### GOAL
Reproduce the lines of the material exactly, excluding every image.

Figure scripts
--- BEGIN ---
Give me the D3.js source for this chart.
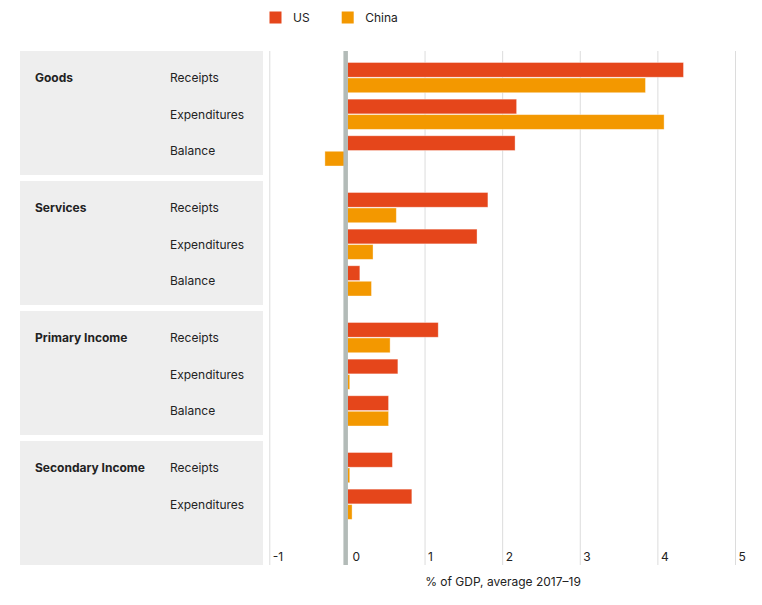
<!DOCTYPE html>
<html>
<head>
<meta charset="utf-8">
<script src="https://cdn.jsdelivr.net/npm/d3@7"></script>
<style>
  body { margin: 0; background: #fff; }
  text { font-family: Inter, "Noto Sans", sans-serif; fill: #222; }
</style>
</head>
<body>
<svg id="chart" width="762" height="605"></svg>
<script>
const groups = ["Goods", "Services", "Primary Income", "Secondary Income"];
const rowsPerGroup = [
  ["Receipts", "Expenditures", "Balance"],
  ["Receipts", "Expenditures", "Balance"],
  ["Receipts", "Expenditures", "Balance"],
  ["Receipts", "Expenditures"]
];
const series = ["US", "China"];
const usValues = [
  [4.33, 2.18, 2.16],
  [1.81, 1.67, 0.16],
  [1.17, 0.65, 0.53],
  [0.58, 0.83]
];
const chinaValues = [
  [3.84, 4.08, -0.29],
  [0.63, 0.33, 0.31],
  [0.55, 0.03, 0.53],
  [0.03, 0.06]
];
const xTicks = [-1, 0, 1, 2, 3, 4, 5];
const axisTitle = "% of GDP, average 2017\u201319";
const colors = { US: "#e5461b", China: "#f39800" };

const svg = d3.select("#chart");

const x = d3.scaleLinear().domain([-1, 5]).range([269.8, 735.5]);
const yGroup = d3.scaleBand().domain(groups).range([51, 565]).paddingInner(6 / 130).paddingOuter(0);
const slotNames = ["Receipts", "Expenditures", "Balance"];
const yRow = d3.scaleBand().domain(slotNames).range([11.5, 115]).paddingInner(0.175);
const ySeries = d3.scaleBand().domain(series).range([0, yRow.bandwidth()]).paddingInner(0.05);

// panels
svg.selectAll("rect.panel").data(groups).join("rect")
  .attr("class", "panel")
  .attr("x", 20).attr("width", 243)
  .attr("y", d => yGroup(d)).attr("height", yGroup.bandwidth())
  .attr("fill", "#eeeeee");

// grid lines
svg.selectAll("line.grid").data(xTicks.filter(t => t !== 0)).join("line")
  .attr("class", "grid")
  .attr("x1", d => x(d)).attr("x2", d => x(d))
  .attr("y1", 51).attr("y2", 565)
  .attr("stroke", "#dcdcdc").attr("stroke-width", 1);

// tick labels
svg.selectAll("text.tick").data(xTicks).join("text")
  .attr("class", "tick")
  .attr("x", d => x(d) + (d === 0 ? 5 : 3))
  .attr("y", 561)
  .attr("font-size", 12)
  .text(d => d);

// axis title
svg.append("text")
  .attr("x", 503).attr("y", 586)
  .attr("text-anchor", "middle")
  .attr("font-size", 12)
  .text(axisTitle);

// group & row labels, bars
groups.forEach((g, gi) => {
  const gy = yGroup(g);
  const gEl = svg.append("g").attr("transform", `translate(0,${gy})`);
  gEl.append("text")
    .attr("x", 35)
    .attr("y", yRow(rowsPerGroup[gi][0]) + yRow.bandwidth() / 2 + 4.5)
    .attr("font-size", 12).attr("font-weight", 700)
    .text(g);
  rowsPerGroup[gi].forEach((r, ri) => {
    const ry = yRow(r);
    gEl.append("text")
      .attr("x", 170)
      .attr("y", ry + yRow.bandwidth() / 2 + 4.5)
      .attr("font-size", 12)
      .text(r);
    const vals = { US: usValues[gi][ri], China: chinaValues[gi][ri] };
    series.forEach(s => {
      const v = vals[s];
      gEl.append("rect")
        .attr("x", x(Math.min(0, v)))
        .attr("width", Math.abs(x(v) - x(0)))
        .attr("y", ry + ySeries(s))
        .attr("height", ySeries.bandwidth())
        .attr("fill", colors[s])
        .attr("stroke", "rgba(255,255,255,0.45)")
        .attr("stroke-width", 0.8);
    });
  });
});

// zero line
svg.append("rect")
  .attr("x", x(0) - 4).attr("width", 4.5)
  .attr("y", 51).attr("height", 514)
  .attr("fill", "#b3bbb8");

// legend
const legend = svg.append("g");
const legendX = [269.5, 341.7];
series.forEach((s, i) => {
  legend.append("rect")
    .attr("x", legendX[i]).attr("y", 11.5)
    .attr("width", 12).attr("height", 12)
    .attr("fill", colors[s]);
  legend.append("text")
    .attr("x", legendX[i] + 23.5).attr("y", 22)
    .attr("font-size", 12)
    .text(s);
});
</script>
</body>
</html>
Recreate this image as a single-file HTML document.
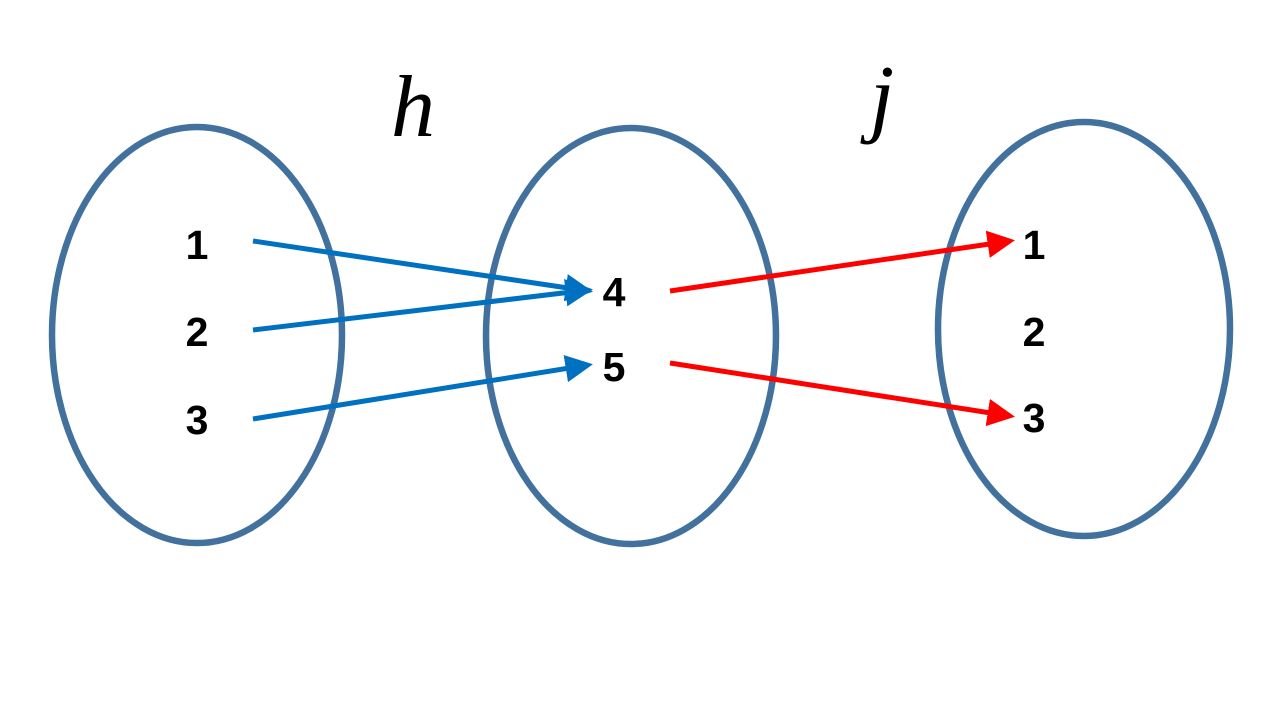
--- END ---
### RESULT
Give me the D3.js source for this chart.
<!DOCTYPE html>
<html>
<head>
<meta charset="utf-8">
<script src="https://cdn.jsdelivr.net/npm/d3@7"></script>
<style>
  body { margin: 0; background: #fff; }
  text { font-family: Inter, "Noto Sans", sans-serif; fill: #222; }
</style>
</head>
<body>
<svg id="chart" width="762" height="605"></svg>
<script>
const groups = ["Goods", "Services", "Primary Income", "Secondary Income"];
const rowsPerGroup = [
  ["Receipts", "Expenditures", "Balance"],
  ["Receipts", "Expenditures", "Balance"],
  ["Receipts", "Expenditures", "Balance"],
  ["Receipts", "Expenditures"]
];
const series = ["US", "China"];
const usValues = [
  [4.33, 2.18, 2.16],
  [1.81, 1.67, 0.16],
  [1.17, 0.65, 0.53],
  [0.58, 0.83]
];
const chinaValues = [
  [3.84, 4.08, -0.29],
  [0.63, 0.33, 0.31],
  [0.55, 0.03, 0.53],
  [0.03, 0.06]
];
const xTicks = [-1, 0, 1, 2, 3, 4, 5];
const axisTitle = "% of GDP, average 2017\u201319";
const colors = { US: "#e5461b", China: "#f39800" };

const svg = d3.select("#chart");

const x = d3.scaleLinear().domain([-1, 5]).range([269.8, 735.5]);
const yGroup = d3.scaleBand().domain(groups).range([51, 565]).paddingInner(6 / 130).paddingOuter(0);
const slotNames = ["Receipts", "Expenditures", "Balance"];
const yRow = d3.scaleBand().domain(slotNames).range([11.5, 115]).paddingInner(0.175);
const ySeries = d3.scaleBand().domain(series).range([0, yRow.bandwidth()]).paddingInner(0.05);

// panels
svg.selectAll("rect.panel").data(groups).join("rect")
  .attr("class", "panel")
  .attr("x", 20).attr("width", 243)
  .attr("y", d => yGroup(d)).attr("height", yGroup.bandwidth())
  .attr("fill", "#eeeeee");

// grid lines
svg.selectAll("line.grid").data(xTicks.filter(t => t !== 0)).join("line")
  .attr("class", "grid")
  .attr("x1", d => x(d)).attr("x2", d => x(d))
  .attr("y1", 51).attr("y2", 565)
  .attr("stroke", "#dcdcdc").attr("stroke-width", 1);

// tick labels
svg.selectAll("text.tick").data(xTicks).join("text")
  .attr("class", "tick")
  .attr("x", d => x(d) + (d === 0 ? 5 : 3))
  .attr("y", 561)
  .attr("font-size", 12)
  .text(d => d);

// axis title
svg.append("text")
  .attr("x", 503).attr("y", 586)
  .attr("text-anchor", "middle")
  .attr("font-size", 12)
  .text(axisTitle);

// group & row labels, bars
groups.forEach((g, gi) => {
  const gy = yGroup(g);
  const gEl = svg.append("g").attr("transform", `translate(0,${gy})`);
  gEl.append("text")
    .attr("x", 35)
    .attr("y", yRow(rowsPerGroup[gi][0]) + yRow.bandwidth() / 2 + 4.5)
    .attr("font-size", 12).attr("font-weight", 700)
    .text(g);
  rowsPerGroup[gi].forEach((r, ri) => {
    const ry = yRow(r);
    gEl.append("text")
      .attr("x", 170)
      .attr("y", ry + yRow.bandwidth() / 2 + 4.5)
      .attr("font-size", 12)
      .text(r);
    const vals = { US: usValues[gi][ri], China: chinaValues[gi][ri] };
    series.forEach(s => {
      const v = vals[s];
      gEl.append("rect")
        .attr("x", x(Math.min(0, v)))
        .attr("width", Math.abs(x(v) - x(0)))
        .attr("y", ry + ySeries(s))
        .attr("height", ySeries.bandwidth())
        .attr("fill", colors[s])
        .attr("stroke", "rgba(255,255,255,0.45)")
        .attr("stroke-width", 0.8);
    });
  });
});

// zero line
svg.append("rect")
  .attr("x", x(0) - 4).attr("width", 4.5)
  .attr("y", 51).attr("height", 514)
  .attr("fill", "#b3bbb8");

// legend
const legend = svg.append("g");
const legendX = [269.5, 341.7];
series.forEach((s, i) => {
  legend.append("rect")
    .attr("x", legendX[i]).attr("y", 11.5)
    .attr("width", 12).attr("height", 12)
    .attr("fill", colors[s]);
  legend.append("text")
    .attr("x", legendX[i] + 23.5).attr("y", 22)
    .attr("font-size", 12)
    .text(s);
});
</script>
</body>
</html>
Recreate this image as a single-file HTML document.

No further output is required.